The Benefits of Using Banana Peels on Your Skin
Put simply: yes, there are some benefits to rubbing banana peels on your skin — but TikTok doesn't have it completely right. "There are no concrete, scientific studies supporting the use of banana peels on the face or skin in general," Dr. Malik tells POPSUGAR. "We do know that banana peels contain many bioactive compounds including antioxidants such as ascorbic acid, carotene, and cyanidin, and antioxidants protect the skin from inflammatory activity and damage."
Additionally, Dr. Malik adds, "Banana peels additionally are rich in tannins and vitamin A, which is found in retinols and retinoids, and both of these compounds can be helpful for toning and tightening the skin."
However, despite being packed with these good-for-you ingredients, Dr. Malik says that it's unlikely they'll do anything when used in this form. "The reality is that the skin-beneficial compounds found in [banana peels] are likely not being absorbed by the skin at the molecular level, and any topical benefits, if at all, would be short-lived and temporary. You're better off eating bananas than putting them on your skin."
Are Banana Peels Safe For Your Skin?
If you want to go ahead and try rubbing banana peels all over your face in hopes that it might reduce wrinkles, experts say you can totally go for it — with one caveat. "There's nothing hazardous about using banana peels on your face," Dr. Yadav says. "Unlike the lemon skin-brightening 'hack,' banana peels are not acidic and are non-irritating."
It should go without saying that anyone with a known banana allergy should avoid doing this. "Allergic reactions to banana peels will counterproductively produce inflammation, which can then lead to stubborn hyperpigmentation that can be difficult to treat," Dr. Malik says.
Can Using Banana Peels on Your Face Replace Neurotoxins?
The short answer? No. "Any topical ingredient, especially banana peels, are unlikely to have a comparable wrinkle-reducing impact to a neurotoxin such as botox," Dr. Malik says.
Dr. Yadav agrees, adding, "While topical products help reduce the look of wrinkles on the surface, neurotoxins like Botox prevent the muscles underneath the skin from contracting and creating those wrinkles in the first place."
Proven Wrinkle Treatments to Try Instead
"Botox is the most effective treatment for wrinkles," says Nina Sedighi, PA-C. "The results generally last three to four months, and it's also a preventative treatment because it works by tackling the causes of wrinkles, which is facial muscle activity."
In addition to using neurotoxins to treat wrinkles, both Dr. Malik and Dr. Yadav say that they recommend a skin-care regimen that includes vitamin C, retinoids, and sunscreen. "Retinoids are the only class of ingredients clinically proven to reverse the signs of ageing by promoting new collagen and stimulating cellular turnover," Dr.

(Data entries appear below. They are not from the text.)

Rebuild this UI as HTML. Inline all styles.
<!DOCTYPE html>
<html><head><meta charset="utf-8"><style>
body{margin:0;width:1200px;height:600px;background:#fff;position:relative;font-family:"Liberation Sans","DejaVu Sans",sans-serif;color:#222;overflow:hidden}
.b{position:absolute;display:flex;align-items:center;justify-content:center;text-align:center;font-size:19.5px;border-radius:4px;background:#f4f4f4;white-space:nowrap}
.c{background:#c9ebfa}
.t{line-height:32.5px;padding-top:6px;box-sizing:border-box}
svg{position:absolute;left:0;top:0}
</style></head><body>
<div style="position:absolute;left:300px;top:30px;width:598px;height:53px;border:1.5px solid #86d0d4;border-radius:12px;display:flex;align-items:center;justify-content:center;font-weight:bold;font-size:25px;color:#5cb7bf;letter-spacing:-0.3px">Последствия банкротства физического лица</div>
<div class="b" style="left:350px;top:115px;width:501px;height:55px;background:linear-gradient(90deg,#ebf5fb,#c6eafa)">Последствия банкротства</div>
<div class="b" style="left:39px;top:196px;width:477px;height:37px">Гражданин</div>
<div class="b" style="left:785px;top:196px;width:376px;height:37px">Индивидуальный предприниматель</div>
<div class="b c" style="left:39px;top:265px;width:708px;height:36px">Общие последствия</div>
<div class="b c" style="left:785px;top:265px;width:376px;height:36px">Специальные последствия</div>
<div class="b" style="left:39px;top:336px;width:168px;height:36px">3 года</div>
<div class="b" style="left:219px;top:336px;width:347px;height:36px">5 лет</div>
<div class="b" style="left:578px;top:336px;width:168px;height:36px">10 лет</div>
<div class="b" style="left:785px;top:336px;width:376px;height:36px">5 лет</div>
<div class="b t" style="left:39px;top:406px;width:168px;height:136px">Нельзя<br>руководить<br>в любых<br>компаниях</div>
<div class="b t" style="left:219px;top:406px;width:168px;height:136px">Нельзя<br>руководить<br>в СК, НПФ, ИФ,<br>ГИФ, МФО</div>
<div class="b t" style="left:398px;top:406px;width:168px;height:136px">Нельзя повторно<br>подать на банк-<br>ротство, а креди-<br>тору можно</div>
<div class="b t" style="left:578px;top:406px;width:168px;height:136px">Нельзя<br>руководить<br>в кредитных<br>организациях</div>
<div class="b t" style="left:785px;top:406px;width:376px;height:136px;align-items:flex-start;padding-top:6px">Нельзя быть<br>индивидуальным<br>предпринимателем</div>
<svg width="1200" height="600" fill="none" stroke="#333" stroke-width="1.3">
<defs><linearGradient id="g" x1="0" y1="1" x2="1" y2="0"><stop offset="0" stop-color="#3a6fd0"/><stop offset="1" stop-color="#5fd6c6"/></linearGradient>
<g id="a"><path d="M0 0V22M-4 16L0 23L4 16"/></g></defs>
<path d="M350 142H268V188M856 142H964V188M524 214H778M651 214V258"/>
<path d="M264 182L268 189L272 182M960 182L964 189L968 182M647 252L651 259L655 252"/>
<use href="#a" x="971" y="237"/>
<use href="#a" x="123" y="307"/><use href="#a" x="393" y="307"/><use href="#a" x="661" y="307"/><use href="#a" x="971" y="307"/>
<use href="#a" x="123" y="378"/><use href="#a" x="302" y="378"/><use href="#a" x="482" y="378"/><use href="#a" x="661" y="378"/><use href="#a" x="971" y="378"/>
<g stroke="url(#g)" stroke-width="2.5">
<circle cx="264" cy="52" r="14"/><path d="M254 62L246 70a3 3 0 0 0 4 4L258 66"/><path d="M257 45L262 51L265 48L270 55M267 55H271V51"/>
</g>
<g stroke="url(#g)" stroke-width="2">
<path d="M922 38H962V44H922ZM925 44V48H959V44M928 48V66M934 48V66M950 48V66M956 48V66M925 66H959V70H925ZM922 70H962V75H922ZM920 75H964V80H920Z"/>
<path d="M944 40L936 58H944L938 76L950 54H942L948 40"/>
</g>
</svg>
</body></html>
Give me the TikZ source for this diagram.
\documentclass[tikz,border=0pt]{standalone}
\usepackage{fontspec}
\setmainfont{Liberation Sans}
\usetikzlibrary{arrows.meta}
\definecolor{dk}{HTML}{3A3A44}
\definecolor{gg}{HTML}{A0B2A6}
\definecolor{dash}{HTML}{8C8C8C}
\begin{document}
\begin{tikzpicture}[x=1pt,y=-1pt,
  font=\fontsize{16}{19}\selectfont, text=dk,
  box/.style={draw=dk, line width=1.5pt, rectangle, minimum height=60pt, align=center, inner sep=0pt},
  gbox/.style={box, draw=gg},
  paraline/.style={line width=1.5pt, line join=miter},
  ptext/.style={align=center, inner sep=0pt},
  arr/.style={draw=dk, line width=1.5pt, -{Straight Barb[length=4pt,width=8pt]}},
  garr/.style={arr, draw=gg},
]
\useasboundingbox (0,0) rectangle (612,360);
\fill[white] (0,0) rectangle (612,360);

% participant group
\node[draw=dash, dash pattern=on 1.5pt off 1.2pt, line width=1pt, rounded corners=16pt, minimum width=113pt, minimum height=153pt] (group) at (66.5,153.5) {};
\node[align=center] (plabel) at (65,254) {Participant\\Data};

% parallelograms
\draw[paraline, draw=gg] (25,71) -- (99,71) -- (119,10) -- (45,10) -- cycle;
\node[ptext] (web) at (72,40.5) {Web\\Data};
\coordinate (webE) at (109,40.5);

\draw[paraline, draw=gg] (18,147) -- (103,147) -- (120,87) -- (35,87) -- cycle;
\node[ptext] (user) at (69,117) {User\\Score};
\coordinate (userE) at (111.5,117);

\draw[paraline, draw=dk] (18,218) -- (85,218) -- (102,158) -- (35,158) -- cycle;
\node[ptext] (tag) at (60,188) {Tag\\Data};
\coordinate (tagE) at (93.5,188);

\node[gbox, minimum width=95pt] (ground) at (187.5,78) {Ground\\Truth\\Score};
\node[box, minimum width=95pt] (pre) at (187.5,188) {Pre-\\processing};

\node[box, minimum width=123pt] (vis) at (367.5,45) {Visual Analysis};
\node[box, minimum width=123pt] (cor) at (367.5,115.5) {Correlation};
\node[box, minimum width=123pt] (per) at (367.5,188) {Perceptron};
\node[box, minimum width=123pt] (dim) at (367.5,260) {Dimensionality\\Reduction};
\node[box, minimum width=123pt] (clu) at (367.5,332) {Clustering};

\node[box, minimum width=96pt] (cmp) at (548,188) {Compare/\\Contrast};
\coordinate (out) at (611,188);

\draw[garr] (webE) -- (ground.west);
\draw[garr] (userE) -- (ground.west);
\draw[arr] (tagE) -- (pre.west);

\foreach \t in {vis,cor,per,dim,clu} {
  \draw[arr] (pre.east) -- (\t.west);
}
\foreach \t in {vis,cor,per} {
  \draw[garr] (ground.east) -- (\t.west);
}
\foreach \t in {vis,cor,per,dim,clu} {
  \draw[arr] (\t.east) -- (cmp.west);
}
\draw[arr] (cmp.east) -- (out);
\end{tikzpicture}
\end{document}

Yadav says. "Vitamin C also triggers new collagen production while protecting skin against damageing free radicals, and sunscreen is critical for defending your skin against UV damage."
Can Eating Bananas Impact Your Skin?
If you're dead set on using bananas in your routine, Dr. Malik and Dr. Yadav both agree that consuming them might be a better option. "Bananas are a valuable part of a balanced diet," Dr. Yadav says. "They're naturally rich in potassium, which helps balance your body's hydration, and hydrated skin glows and looks healthier than dehydrated skin."